Rough Ingredient Estimates
# of Nuts
For every 12 very large (egg-sized) or 20 small (olive-sized) walnuts:
1 liter of 40% (80 proof) liquor like vodka, pisco, or grappa
1 1/2 cups of (regular white) sugar
= roughly 4 750ml bottles
Here are some rough rules of thumb:
- about 12-20 walnuts per liter of 40% alcohol (depends on the size of the walnuts)
- 1 1/2 cups of sugar per liter of 40% alcohol will eventually be added
- 2 1/4 cups of (white) sugar is about 1 lb (will help with purchasing the right amount)
- 2 lbs of (dry white) sugar will increase the volume of your liquid by 1 pint
- I personally like to give 250 ml bottles as gifts (like in the picture at top), so that should inform you about how much of everything you'll need to get
So, for my most recent batch:
- 69 very large walnuts, so about 5l of 40% alcohol
- steeped in 2.5l of 40% alcohol (vodka and pisco), and 1.5l everclear (75.5%) alcohol, so adding 1.3l of water will bring the liquid to 40% alcohol
- will add 7.5 cups of sugar
- will have a total of 6l of finished nocino at about 35% alcohol
- 6l of nocino will give me 21 gift bottles (250ml apiece) and a 750ml reserve bottle to keep for myself
If you're not a math geek, then use these rules:
For every 12 very large (egg-sized) or 20 small (olive-sized) walnuts:
- 1 liter of 40% (80 proof) liquor like vodka, pisco, or grappa
- 1 1/2 cups of (regular white) sugar
Straining and Sweetening
After the customary 40 days, strain out the large chunks of green walnut and discard them, and then begin the (rather slow) process of filtering the liquid with paper coffee filters or several layers of cheesecloth. A very fine black sediment is formed as part of the aging of the liquor over 40 days that you'll want to get out. The problem is that the sediment is so fine that it tends to clog up paper filters, so you'll have to give it a lot of time. The two times I've done it, it's taken about 4-5 hours, so...bring a book! It's worth the effort, though. The resulting liquor should be a clear, very richly dark reddish brown, almost coffee-colored.Trust me, this stuff will taste as delicious as it looks, so take the time to make sure it's not murky.
Now's the time to add the sugar and any remaining water. To prevent crystallization, I'd combine the water and sugar you have to add and cook it into a simple syrup. I've added the sugar and water together in a large pyrex measuring cup, put it in the microwave for 4-5 minutes, and heated it up so that it fully dissolves when you mix it. When all the sugar grains are gone, pour the the syrup into the liquor, mix it well, and it will transform into a liqueur!
When you're done with that, you have a couple of choices: you can let the liqueur age in the glass jars over the next few months (in a cool, dark place this time) and then bottle it, or you can bottle it now and allow it to age in the bottles themselves. Either way should work just fine.

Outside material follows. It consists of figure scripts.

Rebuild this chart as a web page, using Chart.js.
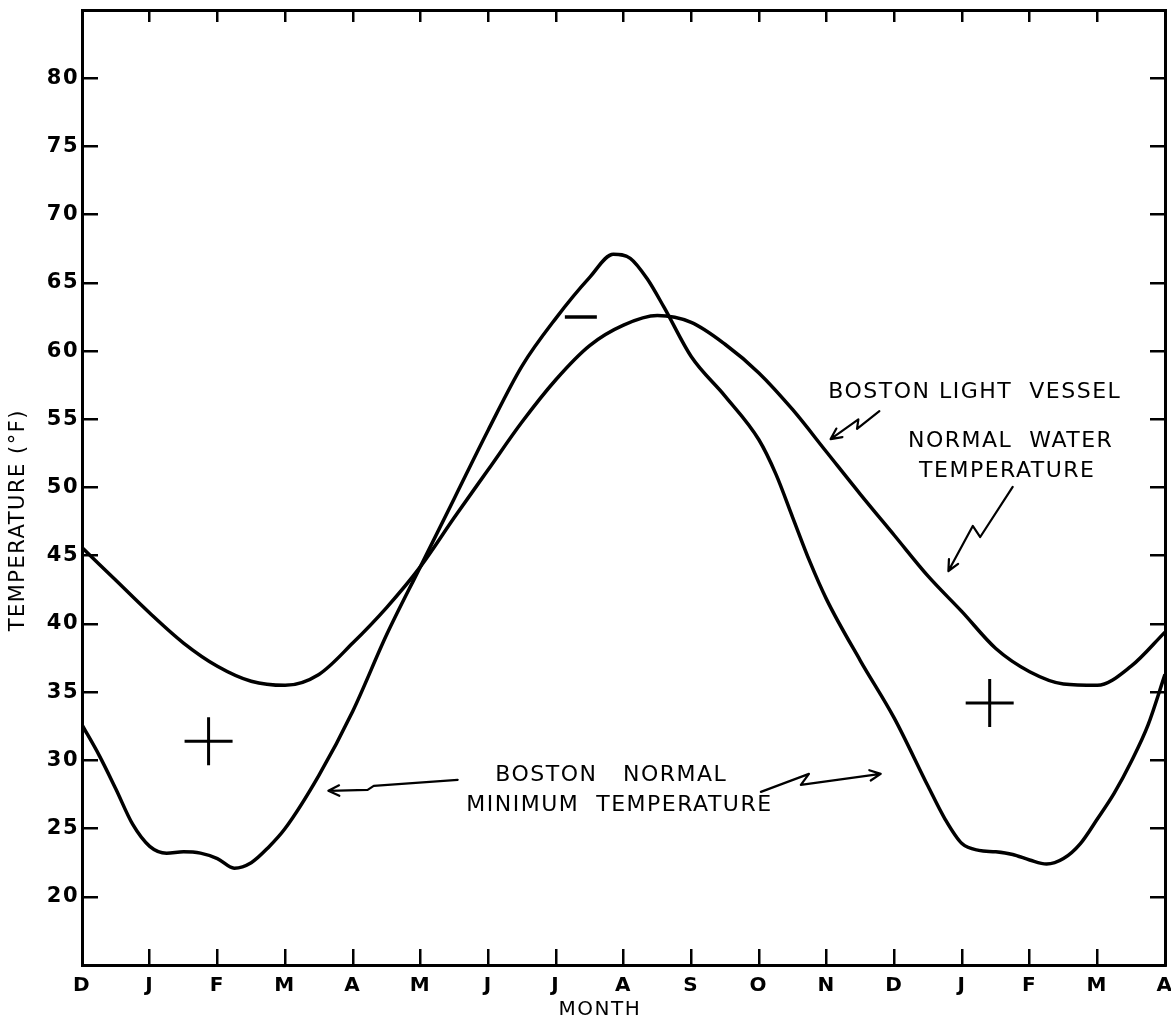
<!DOCTYPE html>
<html>
<head>
<meta charset="utf-8">
<script src="https://cdn.jsdelivr.net/npm/chart.js@4.4.0/dist/chart.umd.min.js"></script>
<style>
  html, body { margin: 0; padding: 0; background: #fff; }
  canvas { display: block; }
</style>
</head>
<body>
<canvas id="tempChart" width="1171" height="1023"></canvas>
<script>
// month ticks, D through the following A
var monthLabels = ["D", "J", "F", "M", "A", "M", "J", "J", "A", "S", "O", "N", "D", "J", "F", "M", "A"];
var tempTicks = [20, 25, 30, 35, 40, 45, 50, 55, 60, 65, 70, 75, 80];

// Boston Light Vessel normal water temperature
var waterMonths = [0, 0.5, 1, 1.5, 2, 2.5, 3, 3.5, 4, 4.5, 5, 5.5, 6, 6.5, 7, 7.5, 8, 8.5, 9, 9.5, 10, 10.5, 11, 11.5, 12, 12.5, 13, 13.5, 14, 14.5, 15, 15.5, 16];
var waterTemps = [45.6, 43.2, 40.8, 38.6, 36.9, 35.8, 35.5, 36.3, 38.6, 41.2, 44.2, 47.8, 51.3, 54.8, 57.9, 60.4, 61.9, 62.6, 62.1, 60.5, 58.4, 55.7, 52.6, 49.5, 46.5, 43.5, 40.9, 38.2, 36.5, 35.6, 35.5, 36.9, 39.4];

// Boston normal minimum temperature
var minMonths = [0, 0.25, 0.5, 0.75, 1, 1.25, 1.5, 1.75, 2, 2.25, 2.5, 2.75, 3, 3.5, 4, 4.5, 5, 5.5, 6, 6.5, 7, 7.5, 7.85, 8.1, 8.35, 8.6, 9, 9.5, 10, 10.25, 10.5, 10.75, 11, 11.5, 12, 12.5, 12.75, 13, 13.25, 13.5, 13.75, 14, 14.25, 14.5, 14.75, 15, 15.25, 15.5, 15.75, 16];
var minTemps = [32.6, 30.4, 27.9, 25.3, 23.7, 23.2, 23.3, 23.2, 22.8, 22.1, 22.5, 23.6, 25.0, 28.9, 33.6, 39.2, 44.2, 49.2, 54.2, 58.9, 62.4, 65.4, 67.1, 66.8, 65.3, 63.2, 59.6, 56.7, 53.5, 51.0, 47.8, 44.6, 41.8, 37.3, 33.1, 28.1, 25.7, 23.9, 23.4, 23.3, 23.1, 22.7, 22.4, 22.8, 23.9, 25.7, 27.6, 29.9, 32.6, 36.3];

// hand marks on the sheet (two crosses, one dash)
var markMonths = [1.87, 13.41, 7.37];
var markTemps = [31.4, 34.2, 62.5];

function toPoints(xs, ys) {
  return xs.map(function (x, i) { return { x: x, y: ys[i] }; });
}

// lettering and arrows, placed in month / degree units
var notes = [
  { text: "BOSTON LIGHT  VESSEL", m: 13.19, t: 57.0 },
  { text: "NORMAL  WATER", m: 13.72, t: 53.4 },
  { text: "TEMPERATURE", m: 13.67, t: 51.2 },
  { text: "BOSTON   NORMAL", m: 7.82, t: 28.9 },
  { text: "MINIMUM  TEMPERATURE", m: 7.94, t: 26.7 }
];
var arrows = [
  [[11.78, 55.6], [11.45, 54.3], [11.47, 55.0], [11.06, 53.55]],
  [[13.75, 50.04], [13.27, 46.37], [13.16, 47.18], [12.80, 43.88]],
  [[5.55, 28.57], [4.31, 28.13], [4.22, 27.84], [3.64, 27.77]],
  [[10.03, 27.69], [10.74, 29.01], [10.62, 28.2], [11.80, 29.01]]
];

var spacingPlugin = {
  id: "spacing",
  beforeDraw: function (chart) {
    chart.ctx.letterSpacing = "1.5px";
  }
};

var notesPlugin = {
  id: "notes",
  afterDatasetsDraw: function (chart) {
    var ctx = chart.ctx, x = chart.scales.x, y = chart.scales.y;
    ctx.save();
    ctx.fillStyle = "#000";
    ctx.strokeStyle = "#000";
    ctx.font = '22px "DejaVu Sans"';
    ctx.letterSpacing = "1.5px";
    ctx.textAlign = "center";
    ctx.textBaseline = "middle";
    notes.forEach(function (n) {
      ctx.fillText(n.text, x.getPixelForValue(n.m), y.getPixelForValue(n.t));
    });
    ctx.lineWidth = 2.2;
    ctx.lineJoin = "round";
    ctx.lineCap = "round";
    arrows.forEach(function (a) {
      var pts = a.map(function (p) { return [x.getPixelForValue(p[0]), y.getPixelForValue(p[1])]; });
      ctx.beginPath();
      ctx.moveTo(pts[0][0], pts[0][1]);
      for (var i = 1; i < pts.length; i++) ctx.lineTo(pts[i][0], pts[i][1]);
      var h = pts[pts.length - 1], p = pts[pts.length - 2];
      var ang = Math.atan2(h[1] - p[1], h[0] - p[0]);
      [-0.45, 0.45].forEach(function (s) {
        ctx.moveTo(h[0], h[1]);
        ctx.lineTo(h[0] - 12 * Math.cos(ang + s), h[1] - 12 * Math.sin(ang + s));
      });
      ctx.stroke();
    });
    ctx.restore();
  }
};

function monthTicks(s) {
  s.ticks = monthLabels.map(function (_, i) { return { value: i }; });
}
function tempTickList(s) {
  s.ticks = tempTicks.map(function (v) { return { value: v }; });
}
function noPad(s) {
  s.paddingLeft = 0; s.paddingRight = 0; s.paddingTop = 0; s.paddingBottom = 0;
}

var axisGrid = { drawOnChartArea: false, color: "#000", tickColor: "#000", lineWidth: 2.5, tickWidth: 2.5 };
var axisBorder = { display: true, color: "#000", width: 3 };

Chart.defaults.font.family = '"DejaVu Sans", sans-serif';
Chart.defaults.color = "#000";

new Chart(document.getElementById("tempChart"), {
  type: "line",
  data: {
    datasets: [
      {
        label: "Boston Light Vessel normal water temperature",
        data: toPoints(waterMonths, waterTemps),
        borderColor: "#000",
        borderWidth: 3.5,
        pointRadius: 0,
        cubicInterpolationMode: "monotone"
      },
      {
        label: "Boston normal minimum temperature",
        data: toPoints(minMonths, minTemps),
        borderColor: "#000",
        borderWidth: 3.5,
        pointRadius: 0,
        cubicInterpolationMode: "monotone"
      },
      {
        label: "marks",
        data: toPoints(markMonths, markTemps),
        showLine: false,
        borderColor: "#000",
        pointStyle: ["cross", "cross", "line"],
        pointRadius: [24, 24, 16],
        pointBorderWidth: [3, 3, 3.5],
        pointBorderColor: "#000"
      }
    ]
  },
  options: {
    responsive: false,
    animation: false,
    devicePixelRatio: 1,
    layout: { autoPadding: false, padding: { left: 4, right: 6, top: 10, bottom: 0 } },
    plugins: { legend: { display: false }, tooltip: { enabled: false } },
    scales: {
      x: {
        type: "linear", min: 0, max: 16,
        afterBuildTicks: monthTicks,
        ticks: {
          padding: 25, maxRotation: 0, autoSkip: false,
          font: { size: 20, weight: "bold" },
          callback: function (v, i) { return monthLabels[i]; }
        },
        grid: Object.assign({ tickLength: -16 }, axisGrid),
        border: axisBorder,
        title: { display: true, text: "MONTH      ", font: { size: 20 }, padding: { top: 0, bottom: 1 } },
        afterFit: function (s) { s.height = 58; noPad(s); }
      },
      x2: {
        type: "linear", position: "top", min: 0, max: 16,
        afterBuildTicks: monthTicks,
        ticks: { display: false },
        grid: Object.assign({ tickLength: -12 }, axisGrid),
        border: axisBorder,
        afterFit: function (s) { s.height = 0; noPad(s); }
      },
      y: {
        type: "linear", min: 15, max: 85,
        afterBuildTicks: tempTickList,
        ticks: { padding: 19, font: { size: 21, weight: "bold" } },
        grid: Object.assign({ tickLength: -16 }, axisGrid),
        border: axisBorder,
        title: { display: true, text: "TEMPERATURE (°F)        ", font: { size: 21 }, padding: { top: 2, bottom: 0 } },
        afterFit: function (s) { s.width = 78; noPad(s); }
      },
      y2: {
        type: "linear", position: "right", min: 15, max: 85,
        afterBuildTicks: tempTickList,
        ticks: { display: false },
        grid: Object.assign({ tickLength: -15 }, axisGrid),
        border: axisBorder,
        afterFit: function (s) { s.width = 0; noPad(s); }
      }
    }
  },
  plugins: [spacingPlugin, notesPlugin]
});
</script>
</body>
</html>
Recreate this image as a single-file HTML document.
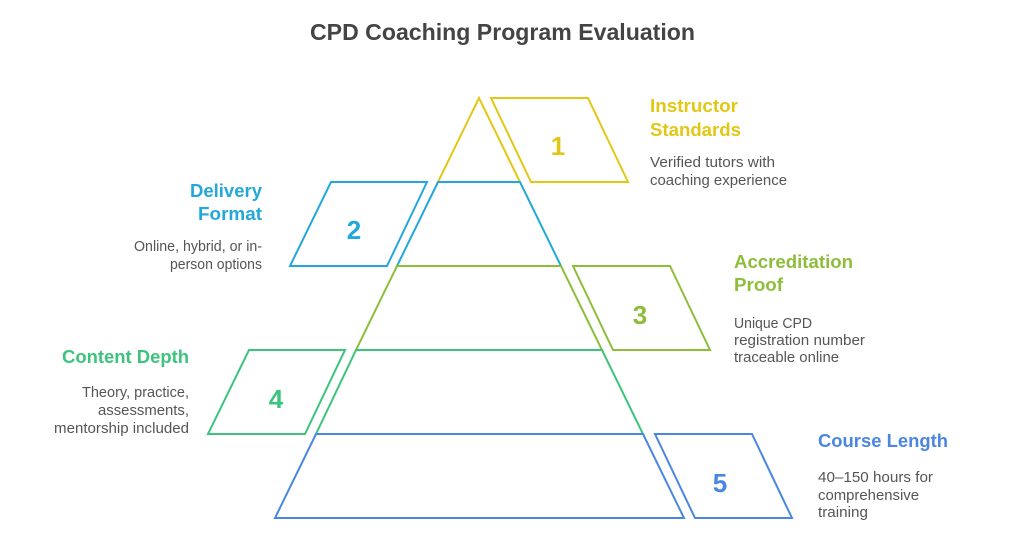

Small bottles of the nocino (about 250ml each) make a terrific gift, and it's not difficult to get the bottles and labels for them. If you're in the US, I've been pleased with Specialty Bottle's corked and swingtop bottles (they're the most reasonably priced), and using 4over4's small batch (as low as 25) standard labels (I get their 1.5" x 2.5" labels for both the corked and swingtop 250ml bottles).
(And if you have some green walnuts left over, you might consider making green walnut preserves (instructions here), which are delicious and yet another exotic foodstuff you can share.)